Our son is going to be 3 years old in 2010 during the Spring, when should I start applying to preschools? Thanks. -anon


I'm assuming you're talking about Berkeley? I know this is crazy: From our experience and what we've been told by many Berkeley parents, you should start now. Like, today. Put your name on as many pre-school waiting lists as you can. There definitely will be a pre-school for your son, though it's possible you may have to go out of Berkeley to find one. There may be (?) less of a wait list for all day schools: we needed one that is open for 10 or 11 hours a day. Good Luck! Carey


Now. Seriously as soon as you're thinking about it, start researching. I used Savvysource.com for basic info - but be aware not all schools keep their data up to date. However you should at least be able to determine which schools are within a reasonal drive for you, have the schedule you want, and are in your budget. Then you need to call and confirm the tuition, and make appointments. Confirming the tuition will save you a lot of time as I wasted two tours only to find out the rates were higher than posted on Savvy Source - in one case, significantly higher.

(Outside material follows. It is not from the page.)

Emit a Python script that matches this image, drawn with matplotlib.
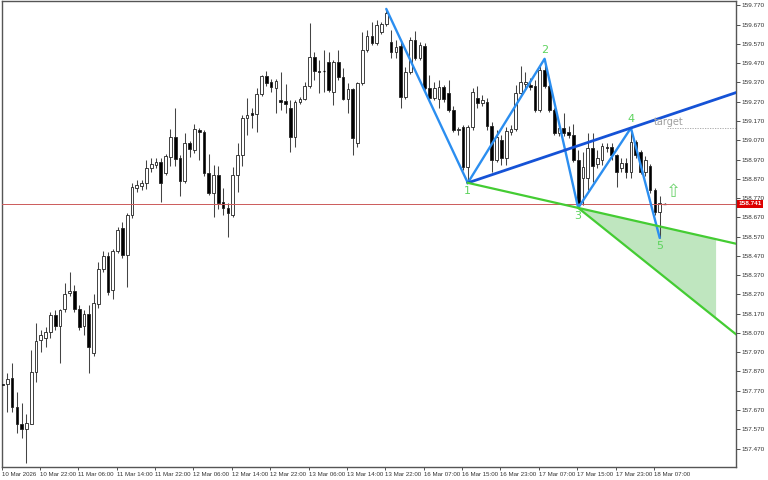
import matplotlib
matplotlib.use('Agg')
import matplotlib.pyplot as plt
from matplotlib.patches import Rectangle, Polygon
from matplotlib.transforms import blended_transform_factory

opens = [157.805, 157.805, 157.836, 157.686, 157.598, 157.572, 157.598, 157.868, 158.034, 158.044,
         158.075, 158.164, 158.106, 158.195, 158.278, 158.288, 158.195, 158.106, 158.169, 157.966,
         158.221, 158.402, 158.470, 158.293, 158.496, 158.615, 158.475, 158.683, 158.823, 158.833,
         158.849, 158.927, 158.942, 158.958, 158.901, 158.984, 159.088, 158.979, 158.859, 159.057,
         159.020, 159.124, 159.114, 158.901, 158.797, 158.890, 158.750, 158.719, 158.683, 158.890,
         158.994, 159.186, 159.212, 159.207, 159.311, 159.404, 159.373, 159.342, 159.280, 159.275,
         159.238, 159.088, 159.269, 159.285, 159.353, 159.503, 159.430, 159.430, 159.477, 159.321,
         159.477, 159.399, 159.285, 159.337, 159.057, 159.368, 159.539, 159.612, 159.576, 159.633,
         159.674, 159.581, 159.529, 159.560, 159.295, 159.425, 159.591, 159.498, 159.560, 159.342,
         159.290, 159.285, 159.347, 159.316, 159.228, 159.124, 159.140, 158.932, 159.140, 159.290,
         159.264, 159.269, 159.145, 158.968, 159.072, 158.979, 159.114, 159.129, 159.316, 159.363,
         159.358, 159.353, 159.228, 159.436, 159.353, 159.228, 159.109, 159.134, 159.114, 159.098,
         158.968, 158.875, 158.875, 159.031, 158.947, 158.968, 159.036, 159.036, 158.994, 158.927,
         158.953, 158.906, 159.062, 159.010, 158.906, 158.937, 158.812, 158.698, 158.741]

highs = [157.820, 157.862, 157.914, 157.764, 157.707, 157.650, 157.982, 158.122, 158.086, 158.101,
         158.179, 158.190, 158.195, 158.330, 158.387, 158.319, 158.215, 158.190, 158.215, 158.273,
         158.439, 158.496, 158.491, 158.506, 158.620, 158.646, 158.693, 158.849, 158.864, 158.864,
         158.968, 158.979, 158.979, 158.979, 158.999, 159.129, 159.238, 158.994, 159.109, 159.067,
         159.155, 159.134, 159.124, 158.999, 158.942, 158.937, 158.823, 158.745, 158.932, 159.057,
         159.202, 159.290, 159.238, 159.342, 159.410, 159.430, 159.389, 159.389, 159.425, 159.363,
         159.280, 159.280, 159.295, 159.373, 159.680, 159.529, 159.487, 159.539, 159.529, 159.487,
         159.539, 159.446, 159.368, 159.342, 159.373, 159.633, 159.643, 159.685, 159.695, 159.685,
         159.752, 159.643, 159.591, 159.591, 159.451, 159.607, 159.638, 159.581, 159.576, 159.410,
         159.373, 159.384, 159.358, 159.384, 159.249, 159.140, 159.150, 159.150, 159.342, 159.353,
         159.306, 159.290, 159.166, 159.124, 159.098, 159.140, 159.150, 159.358, 159.456, 159.425,
         159.394, 159.384, 159.461, 159.493, 159.363, 159.238, 159.145, 159.212, 159.145, 159.155,
         159.020, 159.010, 159.109, 159.109, 159.020, 159.057, 159.057, 159.057, 158.999, 158.979,
         158.979, 159.134, 159.072, 159.020, 158.989, 158.947, 158.823, 158.781, 158.743]

lows = [157.790, 157.660, 157.660, 157.551, 157.525, 157.395, 157.598, 157.816, 157.971, 157.998,
        158.044, 158.086, 157.914, 158.179, 158.262, 158.179, 158.086, 158.060, 157.862, 157.951,
        158.200, 158.387, 158.268, 158.247, 158.485, 158.460, 158.309, 158.667, 158.802, 158.812,
        158.818, 158.906, 158.927, 158.750, 158.890, 158.937, 158.937, 158.781, 158.849, 158.984,
        159.005, 158.968, 158.885, 158.787, 158.672, 158.714, 158.683, 158.569, 158.672, 158.802,
        158.937, 159.098, 159.134, 159.114, 159.301, 159.353, 159.321, 159.212, 159.228, 159.212,
        159.010, 159.036, 159.259, 159.280, 159.342, 159.384, 159.316, 159.321, 159.321, 159.254,
        159.384, 159.280, 159.212, 158.994, 159.036, 159.358, 159.529, 159.565, 159.565, 159.622,
        159.664, 159.498, 159.498, 159.238, 159.285, 159.415, 159.487, 159.487, 159.332, 159.280,
        159.280, 159.238, 159.269, 159.217, 159.114, 159.098, 158.916, 158.849, 159.124, 159.238,
        159.249, 159.124, 158.906, 158.958, 158.942, 158.942, 159.098, 159.119, 159.306, 159.342,
        159.332, 159.217, 159.217, 159.342, 159.217, 159.098, 159.093, 159.093, 159.083, 158.958,
        158.719, 158.735, 158.812, 158.854, 158.927, 158.942, 159.010, 158.968, 158.828, 158.906,
        158.875, 158.875, 158.979, 158.896, 158.885, 158.797, 158.683, 158.563, 158.740]

closes = [157.800, 157.831, 157.686, 157.598, 157.572, 157.603, 157.868, 158.029, 158.060, 158.075,
          158.164, 158.106, 158.190, 158.273, 158.288, 158.195, 158.101, 158.169, 157.998, 158.226,
          158.402, 158.470, 158.283, 158.496, 158.605, 158.475, 158.683, 158.828, 158.838, 158.849,
          158.927, 158.947, 158.958, 158.849, 158.989, 159.088, 158.973, 158.859, 159.057, 159.026,
          159.129, 159.114, 158.901, 158.797, 158.890, 158.745, 158.719, 158.693, 158.890, 158.994,
          159.186, 159.202, 159.202, 159.311, 159.404, 159.368, 159.347, 159.378, 159.269, 159.259,
          159.088, 159.269, 159.285, 159.353, 159.503, 159.430, 159.425, 159.428, 159.332, 159.477,
          159.399, 159.285, 159.337, 159.083, 159.368, 159.539, 159.612, 159.576, 159.669, 159.674,
          159.731, 159.529, 159.555, 159.295, 159.425, 159.591, 159.498, 159.565, 159.342, 159.290,
          159.342, 159.347, 159.285, 159.228, 159.124, 159.129, 158.932, 159.140, 159.321, 159.264,
          159.280, 159.145, 158.968, 159.088, 158.979, 159.119, 159.129, 159.316, 159.373, 159.373,
          159.347, 159.228, 159.436, 159.353, 159.228, 159.109, 159.134, 159.109, 159.098, 158.968,
          158.745, 158.932, 159.031, 158.937, 158.979, 159.041, 159.031, 158.994, 158.906, 158.953,
          158.906, 159.062, 158.994, 158.906, 158.968, 158.812, 158.698, 158.745, 158.741]

time_label_bars = [0, 8, 16, 24, 32, 40, 48, 56, 64, 72, 80, 88, 96, 104, 112, 120, 128, 136]
time_labels = ["10 Mar 2026", "10 Mar 22:00", "11 Mar 06:00", "11 Mar 14:00", "11 Mar 22:00",
               "12 Mar 06:00", "12 Mar 14:00", "12 Mar 22:00", "13 Mar 06:00", "13 Mar 14:00",
               "13 Mar 22:00", "16 Mar 07:00", "16 Mar 15:00", "16 Mar 23:00", "17 Mar 07:00",
               "17 Mar 15:00", "17 Mar 23:00", "18 Mar 07:00"]

price_ticks = [157.470, 157.570, 157.670, 157.770, 157.870, 157.970, 158.070, 158.170, 158.270,
               158.370, 158.470, 158.570, 158.670, 158.770, 158.870, 158.970, 159.070, 159.170,
               159.270, 159.370, 159.470, 159.570, 159.670, 159.770]

zz_bars = [80, 97, 113, 120, 131, 137]
zz_kind = ['H', 'L', 'H', 'L', 'H', 'L']
zz_names = ['', '1', '2', '3', '4', '5']
current_price = 158.741

# ---------------- figure ----------------
plt.rcParams['font.family'] = ['Liberation Sans Narrow', 'Liberation Sans', 'DejaVu Sans']
W, H = 768, 480
fig = plt.figure(figsize=(W / 100, H / 100), dpi=100)
ax = fig.add_axes([1.5 / W, 13 / H, 734.5 / W, 466 / H])
n = len(opens)
x_left, x_right = -0.1, 152.9
ax.set_xlim(x_left, x_right)
ax.set_ylim(157.374, 159.793)

# candles
bw = 0.56
for i in range(n):
    o, h, l, c = opens[i], highs[i], lows[i], closes[i]
    ax.vlines(i, l, h, color='#444444', lw=0.75, zorder=2)
    bull = c >= o
    bot = min(o, c)
    ht = abs(c - o)
    if ht < 0.003:
        ax.hlines(o, i - bw / 2, i + bw / 2, color='#000000', lw=0.9, zorder=3)
    else:
        ax.add_patch(Rectangle((i - bw / 2, bot), bw, ht,
                               facecolor='white' if bull else 'black',
                               edgecolor='#222222', lw=0.6, zorder=3))

# zigzag points
zz_p = [highs[b] if k == 'H' else lows[b] for b, k in zip(zz_bars, zz_kind)]
ax.plot(zz_bars, zz_p, color='#2b8ef0', lw=1.7, zorder=5, solid_capstyle='round')

b1, p1 = zz_bars[1], zz_p[1]
b2, p2 = zz_bars[2], zz_p[2]
b3, p3 = zz_bars[3], zz_p[3]
b4, p4 = zz_bars[4], zz_p[4]

# blue 1-4 line extended
s14 = (p4 - p1) / (b4 - b1)
ax.plot([b1, x_right], [p1, p1 + s14 * (x_right - b1)], color='#1552d6', lw=2.0, zorder=6)

# green 1-3 line extended
s13 = (p3 - p1) / (b3 - b1)
ax.plot([b1, x_right], [p1, p1 + s13 * (x_right - b1)], color='#44cc33', lw=1.6, zorder=6)
# green line from 3 parallel to 2-4
s24 = (p4 - p2) / (b4 - b2)
ax.plot([b3, x_right], [p3, p3 + s24 * (x_right - b3)], color='#44cc33', lw=1.6, zorder=6)

fill_end = 148.75
poly = Polygon([(b3, p3), (fill_end, p3 + s13 * (fill_end - b3)),
                (fill_end, p3 + s24 * (fill_end - b3))], closed=True,
               facecolor='#bfe6bf', edgecolor='none', zorder=1)
ax.add_patch(poly)

# labels 1..5
for b, p, k, name in zip(zz_bars, zz_p, zz_kind, zz_names):
    if not name:
        continue
    if k == 'H':
        ax.annotate(name, (b, p), xytext=(0, 2.5), textcoords='offset points',
                    ha='center', va='bottom', color='#5dd35d', fontsize=8,
                    family='DejaVu Sans', zorder=7)
    else:
        ax.annotate(name, (b, p), xytext=(0, -2), textcoords='offset points',
                    ha='center', va='top', color='#5dd35d', fontsize=8,
                    family='DejaVu Sans', zorder=7)

# target
ax.plot([138.5, x_right], [p4, p4], color='#a0a0a0', lw=0.6, ls=(0, (1.5, 1.5)), zorder=4)
ax.text(135.8, p4 + 0.030, 'target', color='#a0a0a0', fontsize=7, family='DejaVu Sans',
        ha='left', va='center', zorder=7)

# up arrow
ax.text(139.8, 158.800, '\u21e7', color='#6fd36f', fontsize=13, family='DejaVu Sans',
        ha='center', va='center', zorder=7)

# current price line
ax.axhline(current_price, color='#cc5a5a', lw=0.7, zorder=4)

# axes styling
for sp in ax.spines.values():
    sp.set_color('#555555')
    sp.set_linewidth(1.0)

ax.yaxis.tick_right()
ax.set_yticks(price_ticks)
ax.set_yticklabels([f'{v:.3f}' for v in price_ticks])
ax.tick_params(axis='y', direction='out', length=3, width=0.6, pad=1, labelsize=4.6,
               colors='#333333')

ax.set_xticks([b - 0.2 for b in time_label_bars])
ax.set_xticklabels(time_labels)
ax.tick_params(axis='x', direction='out', length=2.5, width=0.6, pad=1, labelsize=4.4,
               colors='#333333')
for lab in ax.get_xticklabels():
    lab.set_ha('left')

# price label box
tr = blended_transform_factory(ax.transAxes, ax.transData)
ax.text(1.003, current_price, f'{current_price:.3f}', transform=tr, ha='left', va='center',
        fontsize=4.6, color='white', fontweight='bold',
        bbox=dict(boxstyle='square,pad=0.25', facecolor='#dd0000', edgecolor='none'),
        zorder=10, clip_on=False)

fig.savefig('out.png', dpi=100, facecolor='white')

You didn't say when you want your child to start preschool - in the new year, or next fall? Either way I would start looking now, as you will have a lot more choices that way. We ended up with just one that fit our criteria (not because I'm so picky but because we couldn't afford most of them) and were on the wait list for over half a year before being admitted, just due to demand, not any competitive process.

For fall I think most schools will start taking applications in January. Some schools may allow your child to start in January if that's what you want. Start asap.